As if on cue, the winds swept in and the clouds descended on our little Puget Sound island a day and a half after the last of our fall events. Sunday dawned bright and beautiful for cider-pressing with our pal David and cleaning up the debris still left from the farm tour. Then Monday brought the fall weather we're more familiar with.
The rains may be upon us soon.
But, we would be grinches to complain - what a summer and early fall it's been.
In the swirl of farm-related activity, there's been a fair amount of regular life that's been taking place as well. Our journey into the worlds of both middle school and homeschooling so far have been much less dramatic than we'd anticipated. We are fortunate to count some of the best teachers anywhere among our clan.

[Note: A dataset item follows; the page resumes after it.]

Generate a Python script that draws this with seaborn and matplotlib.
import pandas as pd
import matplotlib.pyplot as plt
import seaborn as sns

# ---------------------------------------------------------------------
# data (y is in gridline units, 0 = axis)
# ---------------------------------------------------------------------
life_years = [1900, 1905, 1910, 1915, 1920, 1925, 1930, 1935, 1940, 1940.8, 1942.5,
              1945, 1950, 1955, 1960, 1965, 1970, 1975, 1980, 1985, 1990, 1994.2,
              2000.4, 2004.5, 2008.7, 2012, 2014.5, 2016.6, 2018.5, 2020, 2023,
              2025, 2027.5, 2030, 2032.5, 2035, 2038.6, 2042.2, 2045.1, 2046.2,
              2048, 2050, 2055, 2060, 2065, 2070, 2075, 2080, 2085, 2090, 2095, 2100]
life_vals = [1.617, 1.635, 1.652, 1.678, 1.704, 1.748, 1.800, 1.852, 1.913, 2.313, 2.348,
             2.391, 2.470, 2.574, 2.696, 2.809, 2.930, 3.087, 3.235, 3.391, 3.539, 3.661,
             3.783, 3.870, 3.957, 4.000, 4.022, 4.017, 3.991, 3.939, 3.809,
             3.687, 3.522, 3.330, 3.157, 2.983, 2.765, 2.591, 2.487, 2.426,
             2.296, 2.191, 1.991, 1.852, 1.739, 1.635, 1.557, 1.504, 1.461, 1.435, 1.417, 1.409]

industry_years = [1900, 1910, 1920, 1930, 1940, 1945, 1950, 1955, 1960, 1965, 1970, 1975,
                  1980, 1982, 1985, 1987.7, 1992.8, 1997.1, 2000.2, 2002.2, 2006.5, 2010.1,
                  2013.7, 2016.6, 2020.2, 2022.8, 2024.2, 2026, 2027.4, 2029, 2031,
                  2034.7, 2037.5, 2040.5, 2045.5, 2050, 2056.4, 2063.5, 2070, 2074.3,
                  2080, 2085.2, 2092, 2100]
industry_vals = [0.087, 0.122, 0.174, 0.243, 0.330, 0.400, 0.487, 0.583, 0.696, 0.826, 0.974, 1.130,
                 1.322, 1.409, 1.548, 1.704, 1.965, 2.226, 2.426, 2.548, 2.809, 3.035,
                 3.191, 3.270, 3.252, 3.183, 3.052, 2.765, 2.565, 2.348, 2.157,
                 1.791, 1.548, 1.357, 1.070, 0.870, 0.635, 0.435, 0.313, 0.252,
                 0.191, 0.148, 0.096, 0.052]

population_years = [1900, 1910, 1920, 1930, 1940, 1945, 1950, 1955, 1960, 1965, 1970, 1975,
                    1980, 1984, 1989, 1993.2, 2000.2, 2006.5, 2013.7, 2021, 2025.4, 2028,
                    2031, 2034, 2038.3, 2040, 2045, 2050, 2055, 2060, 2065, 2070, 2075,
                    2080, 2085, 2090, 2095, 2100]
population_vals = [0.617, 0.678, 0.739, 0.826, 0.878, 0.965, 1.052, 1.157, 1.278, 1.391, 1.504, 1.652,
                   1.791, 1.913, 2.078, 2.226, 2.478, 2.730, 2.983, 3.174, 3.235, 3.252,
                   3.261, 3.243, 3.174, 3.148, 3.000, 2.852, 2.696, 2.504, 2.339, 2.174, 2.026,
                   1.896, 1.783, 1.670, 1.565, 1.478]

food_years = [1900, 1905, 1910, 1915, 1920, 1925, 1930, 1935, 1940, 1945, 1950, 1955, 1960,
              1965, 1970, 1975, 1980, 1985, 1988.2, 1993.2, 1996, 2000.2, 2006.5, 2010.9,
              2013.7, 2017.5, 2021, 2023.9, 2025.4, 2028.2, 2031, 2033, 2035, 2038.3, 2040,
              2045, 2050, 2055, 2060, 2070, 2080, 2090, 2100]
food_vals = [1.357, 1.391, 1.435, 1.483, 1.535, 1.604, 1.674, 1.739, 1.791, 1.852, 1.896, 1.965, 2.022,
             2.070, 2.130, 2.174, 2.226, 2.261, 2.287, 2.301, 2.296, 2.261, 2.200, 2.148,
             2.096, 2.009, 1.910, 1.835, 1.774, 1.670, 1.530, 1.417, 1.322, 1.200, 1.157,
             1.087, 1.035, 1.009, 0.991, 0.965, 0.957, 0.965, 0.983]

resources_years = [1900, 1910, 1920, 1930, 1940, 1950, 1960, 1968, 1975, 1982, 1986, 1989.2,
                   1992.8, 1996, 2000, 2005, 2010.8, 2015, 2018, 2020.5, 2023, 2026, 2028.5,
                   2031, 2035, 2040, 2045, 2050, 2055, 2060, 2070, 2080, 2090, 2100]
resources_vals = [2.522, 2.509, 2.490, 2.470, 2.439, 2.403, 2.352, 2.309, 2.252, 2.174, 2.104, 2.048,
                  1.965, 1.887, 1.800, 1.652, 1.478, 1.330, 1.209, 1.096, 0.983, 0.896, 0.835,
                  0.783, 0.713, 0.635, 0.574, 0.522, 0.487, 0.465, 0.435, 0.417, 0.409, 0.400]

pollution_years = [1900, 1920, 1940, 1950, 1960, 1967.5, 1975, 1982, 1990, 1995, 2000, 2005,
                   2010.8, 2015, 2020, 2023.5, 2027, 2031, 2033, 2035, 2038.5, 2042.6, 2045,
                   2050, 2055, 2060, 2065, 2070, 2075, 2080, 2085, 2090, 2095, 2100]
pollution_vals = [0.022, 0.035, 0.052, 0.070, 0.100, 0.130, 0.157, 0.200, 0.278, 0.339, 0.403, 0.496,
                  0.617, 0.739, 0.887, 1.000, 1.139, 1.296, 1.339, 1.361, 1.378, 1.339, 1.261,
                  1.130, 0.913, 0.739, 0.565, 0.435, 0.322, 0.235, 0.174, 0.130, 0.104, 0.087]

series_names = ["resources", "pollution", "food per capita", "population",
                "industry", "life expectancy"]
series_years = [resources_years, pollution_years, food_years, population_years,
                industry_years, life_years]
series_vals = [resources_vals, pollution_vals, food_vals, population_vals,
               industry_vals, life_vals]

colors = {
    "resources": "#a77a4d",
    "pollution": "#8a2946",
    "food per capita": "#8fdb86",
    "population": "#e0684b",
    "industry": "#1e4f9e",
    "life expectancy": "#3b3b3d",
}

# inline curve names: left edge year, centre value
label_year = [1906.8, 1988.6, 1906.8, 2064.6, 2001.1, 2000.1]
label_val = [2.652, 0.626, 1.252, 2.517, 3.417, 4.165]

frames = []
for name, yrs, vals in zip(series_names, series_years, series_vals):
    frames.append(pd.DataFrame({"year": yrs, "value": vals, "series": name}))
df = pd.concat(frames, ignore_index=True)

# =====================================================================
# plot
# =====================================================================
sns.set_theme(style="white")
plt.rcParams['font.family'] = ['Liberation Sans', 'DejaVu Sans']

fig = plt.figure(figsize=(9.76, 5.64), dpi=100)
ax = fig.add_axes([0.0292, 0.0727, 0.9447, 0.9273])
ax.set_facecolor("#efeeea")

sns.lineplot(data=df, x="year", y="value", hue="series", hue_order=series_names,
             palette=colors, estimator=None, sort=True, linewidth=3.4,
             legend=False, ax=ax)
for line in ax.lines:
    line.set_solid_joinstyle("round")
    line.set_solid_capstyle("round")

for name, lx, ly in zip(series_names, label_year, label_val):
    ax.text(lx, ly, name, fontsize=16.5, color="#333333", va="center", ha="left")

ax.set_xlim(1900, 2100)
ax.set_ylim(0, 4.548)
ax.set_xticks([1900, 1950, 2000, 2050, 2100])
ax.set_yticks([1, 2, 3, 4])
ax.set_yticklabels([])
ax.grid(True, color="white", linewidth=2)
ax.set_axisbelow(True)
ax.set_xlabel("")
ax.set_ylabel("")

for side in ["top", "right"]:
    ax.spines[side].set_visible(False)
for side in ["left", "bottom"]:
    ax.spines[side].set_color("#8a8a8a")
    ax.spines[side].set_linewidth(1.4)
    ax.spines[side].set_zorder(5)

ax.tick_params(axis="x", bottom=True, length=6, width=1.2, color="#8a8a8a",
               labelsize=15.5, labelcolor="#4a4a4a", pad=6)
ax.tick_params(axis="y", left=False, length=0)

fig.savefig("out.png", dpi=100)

Even though the rains and short days are just around the corner, I'd be lying if I didn't fess up that fall is actually my favorite season. I love the cool dry days and the chilly nights, the culmination of all the planting and tending, the rustle of wind through falling leaves.

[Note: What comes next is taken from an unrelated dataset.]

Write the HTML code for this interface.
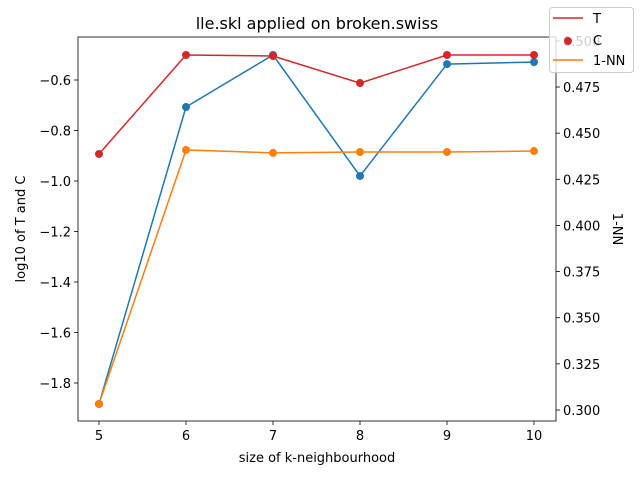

Here on the farm, of course, it means more work - witness these past few weekends! Still to come is shearing, and slaughter. We're building another shed to finally provide a home for hay and bicycles, racing against time to finish it before mud season. But the work is good work, clean work, work that produces something tangible and solid at the end of the day. Same goes for cooking down that bumper crop of tomatoes into sauce - feels so satisfying to click those containers shut and line them up in the freezer.
Many folks think of fall as a time of death - the trees shed their leaves, the plants in the garden die back. But somehow it always feels like renewal to me. Summer has offered up its plenty, now's the time to shut the windows and turn inward, to reflect, to prepare for the winter ahead and plan for the spring beyond.